[start]
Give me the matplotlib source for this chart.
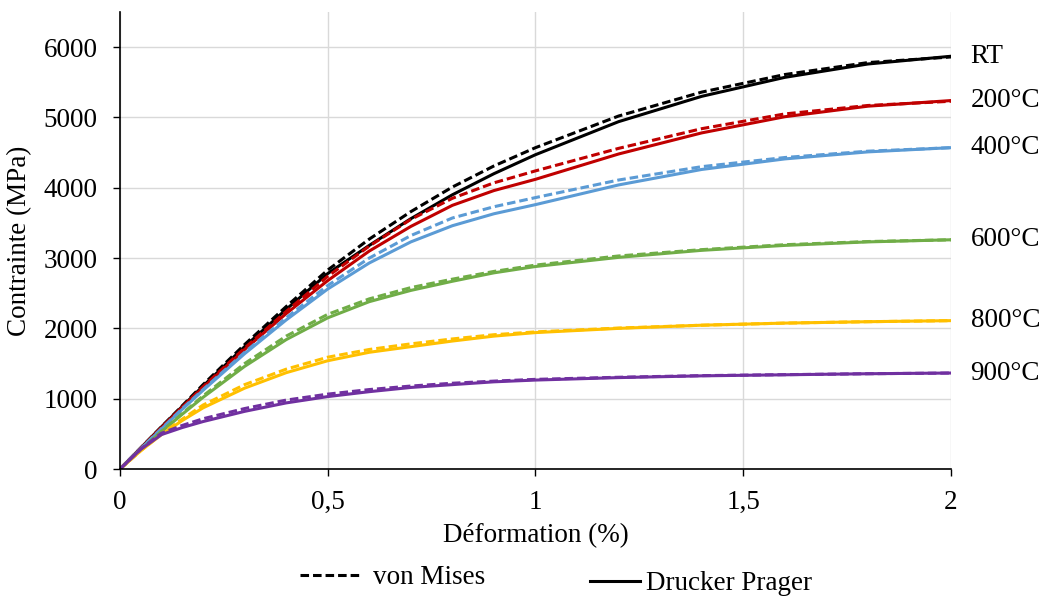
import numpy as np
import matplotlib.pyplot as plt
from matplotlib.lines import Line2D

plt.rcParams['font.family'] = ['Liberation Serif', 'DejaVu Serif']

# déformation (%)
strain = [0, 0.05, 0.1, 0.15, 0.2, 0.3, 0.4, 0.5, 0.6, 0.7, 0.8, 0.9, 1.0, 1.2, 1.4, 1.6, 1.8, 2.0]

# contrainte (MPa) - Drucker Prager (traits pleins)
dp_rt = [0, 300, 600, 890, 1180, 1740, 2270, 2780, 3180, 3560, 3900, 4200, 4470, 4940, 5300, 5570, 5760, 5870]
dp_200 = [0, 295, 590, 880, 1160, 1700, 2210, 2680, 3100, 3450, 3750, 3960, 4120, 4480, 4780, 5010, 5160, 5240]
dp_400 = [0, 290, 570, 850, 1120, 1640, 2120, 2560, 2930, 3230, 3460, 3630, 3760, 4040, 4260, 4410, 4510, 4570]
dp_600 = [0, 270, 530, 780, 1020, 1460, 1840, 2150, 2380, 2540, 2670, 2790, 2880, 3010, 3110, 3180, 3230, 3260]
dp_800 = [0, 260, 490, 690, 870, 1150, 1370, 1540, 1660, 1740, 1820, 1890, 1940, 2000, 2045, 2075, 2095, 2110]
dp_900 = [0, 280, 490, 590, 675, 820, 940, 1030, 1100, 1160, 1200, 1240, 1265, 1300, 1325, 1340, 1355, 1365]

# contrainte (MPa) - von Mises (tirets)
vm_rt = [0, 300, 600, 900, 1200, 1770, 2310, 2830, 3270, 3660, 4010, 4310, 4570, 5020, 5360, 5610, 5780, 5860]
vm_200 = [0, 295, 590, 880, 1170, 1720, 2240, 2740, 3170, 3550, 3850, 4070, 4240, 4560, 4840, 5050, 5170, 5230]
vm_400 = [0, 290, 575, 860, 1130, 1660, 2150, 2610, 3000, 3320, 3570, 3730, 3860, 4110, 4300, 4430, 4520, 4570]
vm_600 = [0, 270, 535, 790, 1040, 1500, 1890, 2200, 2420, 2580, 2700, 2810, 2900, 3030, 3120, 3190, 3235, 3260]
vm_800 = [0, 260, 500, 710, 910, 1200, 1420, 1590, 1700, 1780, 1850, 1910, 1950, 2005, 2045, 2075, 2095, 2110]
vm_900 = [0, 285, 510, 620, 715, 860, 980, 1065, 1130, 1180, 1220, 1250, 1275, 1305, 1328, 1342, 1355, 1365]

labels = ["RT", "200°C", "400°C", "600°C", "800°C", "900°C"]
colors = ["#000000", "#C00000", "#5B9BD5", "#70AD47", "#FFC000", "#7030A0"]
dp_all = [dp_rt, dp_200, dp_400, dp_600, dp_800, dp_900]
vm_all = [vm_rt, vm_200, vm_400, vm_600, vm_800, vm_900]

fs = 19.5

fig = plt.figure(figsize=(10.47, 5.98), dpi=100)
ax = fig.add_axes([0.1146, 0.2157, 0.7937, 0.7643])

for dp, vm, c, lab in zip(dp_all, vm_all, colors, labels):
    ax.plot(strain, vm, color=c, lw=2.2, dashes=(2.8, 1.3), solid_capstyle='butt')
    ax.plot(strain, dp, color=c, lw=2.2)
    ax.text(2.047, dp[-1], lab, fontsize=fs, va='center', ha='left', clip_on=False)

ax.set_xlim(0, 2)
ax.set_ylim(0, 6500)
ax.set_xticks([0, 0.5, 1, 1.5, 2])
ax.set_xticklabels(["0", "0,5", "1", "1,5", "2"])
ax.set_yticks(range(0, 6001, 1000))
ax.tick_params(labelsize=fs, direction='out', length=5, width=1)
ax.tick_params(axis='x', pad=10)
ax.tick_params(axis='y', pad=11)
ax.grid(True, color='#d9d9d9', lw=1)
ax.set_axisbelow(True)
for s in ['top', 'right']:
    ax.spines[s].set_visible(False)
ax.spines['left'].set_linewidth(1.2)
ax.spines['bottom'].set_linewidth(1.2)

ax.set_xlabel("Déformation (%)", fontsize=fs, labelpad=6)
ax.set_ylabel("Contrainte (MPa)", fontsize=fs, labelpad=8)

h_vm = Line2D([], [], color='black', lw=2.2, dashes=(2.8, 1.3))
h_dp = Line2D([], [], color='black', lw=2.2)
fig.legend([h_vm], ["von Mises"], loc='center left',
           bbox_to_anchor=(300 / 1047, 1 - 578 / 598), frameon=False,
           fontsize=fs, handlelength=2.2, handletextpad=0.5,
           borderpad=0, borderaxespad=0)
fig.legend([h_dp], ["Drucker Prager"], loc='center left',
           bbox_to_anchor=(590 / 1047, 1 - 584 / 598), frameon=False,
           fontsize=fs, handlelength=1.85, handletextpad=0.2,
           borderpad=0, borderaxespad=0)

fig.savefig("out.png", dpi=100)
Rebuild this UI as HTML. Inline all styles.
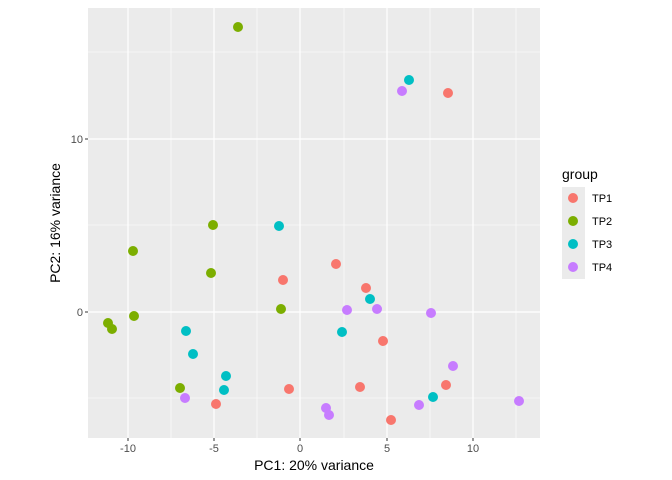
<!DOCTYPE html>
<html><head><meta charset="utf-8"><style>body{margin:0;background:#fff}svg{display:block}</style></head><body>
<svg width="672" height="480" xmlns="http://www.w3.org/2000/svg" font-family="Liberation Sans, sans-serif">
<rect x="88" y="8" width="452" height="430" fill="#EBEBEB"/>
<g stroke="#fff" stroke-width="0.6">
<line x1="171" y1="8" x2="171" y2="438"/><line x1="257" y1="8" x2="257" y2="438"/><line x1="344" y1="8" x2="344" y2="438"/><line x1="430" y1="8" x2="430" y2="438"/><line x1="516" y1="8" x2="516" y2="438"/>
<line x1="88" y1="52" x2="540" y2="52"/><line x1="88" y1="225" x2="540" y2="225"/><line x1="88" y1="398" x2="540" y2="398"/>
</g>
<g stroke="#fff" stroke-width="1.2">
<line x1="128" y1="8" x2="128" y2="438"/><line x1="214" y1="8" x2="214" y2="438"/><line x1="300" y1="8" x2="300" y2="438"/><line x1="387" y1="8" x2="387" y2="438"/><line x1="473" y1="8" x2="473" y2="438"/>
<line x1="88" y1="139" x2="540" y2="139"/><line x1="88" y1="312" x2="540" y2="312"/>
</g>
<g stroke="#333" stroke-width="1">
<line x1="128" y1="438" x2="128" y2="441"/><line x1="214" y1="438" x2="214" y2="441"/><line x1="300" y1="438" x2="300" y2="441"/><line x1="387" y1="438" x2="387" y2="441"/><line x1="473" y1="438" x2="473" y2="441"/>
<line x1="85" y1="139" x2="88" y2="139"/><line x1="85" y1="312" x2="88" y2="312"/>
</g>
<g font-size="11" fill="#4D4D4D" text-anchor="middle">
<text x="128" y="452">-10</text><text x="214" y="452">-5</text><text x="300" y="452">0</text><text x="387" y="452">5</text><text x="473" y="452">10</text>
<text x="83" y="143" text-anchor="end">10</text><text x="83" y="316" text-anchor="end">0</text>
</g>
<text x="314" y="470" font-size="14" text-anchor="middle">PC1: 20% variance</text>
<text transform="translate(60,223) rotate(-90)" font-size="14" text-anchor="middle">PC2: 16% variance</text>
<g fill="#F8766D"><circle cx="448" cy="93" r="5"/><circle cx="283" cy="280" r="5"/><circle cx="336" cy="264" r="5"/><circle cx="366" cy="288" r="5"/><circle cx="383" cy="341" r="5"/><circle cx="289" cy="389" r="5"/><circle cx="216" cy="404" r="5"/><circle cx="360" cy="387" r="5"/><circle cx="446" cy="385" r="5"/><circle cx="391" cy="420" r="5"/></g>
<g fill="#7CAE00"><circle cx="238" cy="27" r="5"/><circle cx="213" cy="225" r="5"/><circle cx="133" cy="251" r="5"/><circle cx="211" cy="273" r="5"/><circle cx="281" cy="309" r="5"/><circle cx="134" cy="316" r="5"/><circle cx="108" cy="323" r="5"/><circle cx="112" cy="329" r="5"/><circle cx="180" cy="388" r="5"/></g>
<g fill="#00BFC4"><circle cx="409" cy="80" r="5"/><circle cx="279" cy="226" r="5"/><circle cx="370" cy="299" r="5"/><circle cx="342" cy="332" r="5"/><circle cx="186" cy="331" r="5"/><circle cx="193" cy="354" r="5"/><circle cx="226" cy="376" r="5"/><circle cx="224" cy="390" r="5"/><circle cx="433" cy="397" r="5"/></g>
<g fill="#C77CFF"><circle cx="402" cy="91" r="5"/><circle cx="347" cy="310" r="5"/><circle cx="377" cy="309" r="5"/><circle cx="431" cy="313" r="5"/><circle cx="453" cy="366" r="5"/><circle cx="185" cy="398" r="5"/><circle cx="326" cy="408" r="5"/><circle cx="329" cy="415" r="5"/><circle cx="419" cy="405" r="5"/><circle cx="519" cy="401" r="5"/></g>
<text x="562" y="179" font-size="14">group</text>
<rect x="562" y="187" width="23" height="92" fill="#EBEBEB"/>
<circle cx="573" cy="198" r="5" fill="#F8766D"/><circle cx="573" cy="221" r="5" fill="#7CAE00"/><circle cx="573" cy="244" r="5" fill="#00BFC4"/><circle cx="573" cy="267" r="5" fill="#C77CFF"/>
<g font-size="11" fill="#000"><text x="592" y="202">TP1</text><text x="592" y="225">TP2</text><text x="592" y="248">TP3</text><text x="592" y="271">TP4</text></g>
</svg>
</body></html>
[end]
[WRITTEN TASK]
Go from the first line of the data above to the line containing "1.6, 1.8, 2.0]" and retype exactly those lines, both included, but none of the pictures.

[CORRECT RESULT]
Give me the matplotlib source for this chart.
import numpy as np
import matplotlib.pyplot as plt
from matplotlib.lines import Line2D

plt.rcParams['font.family'] = ['Liberation Serif', 'DejaVu Serif']

# déformation (%)
strain = [0, 0.05, 0.1, 0.15, 0.2, 0.3, 0.4, 0.5, 0.6, 0.7, 0.8, 0.9, 1.0, 1.2, 1.4, 1.6, 1.8, 2.0]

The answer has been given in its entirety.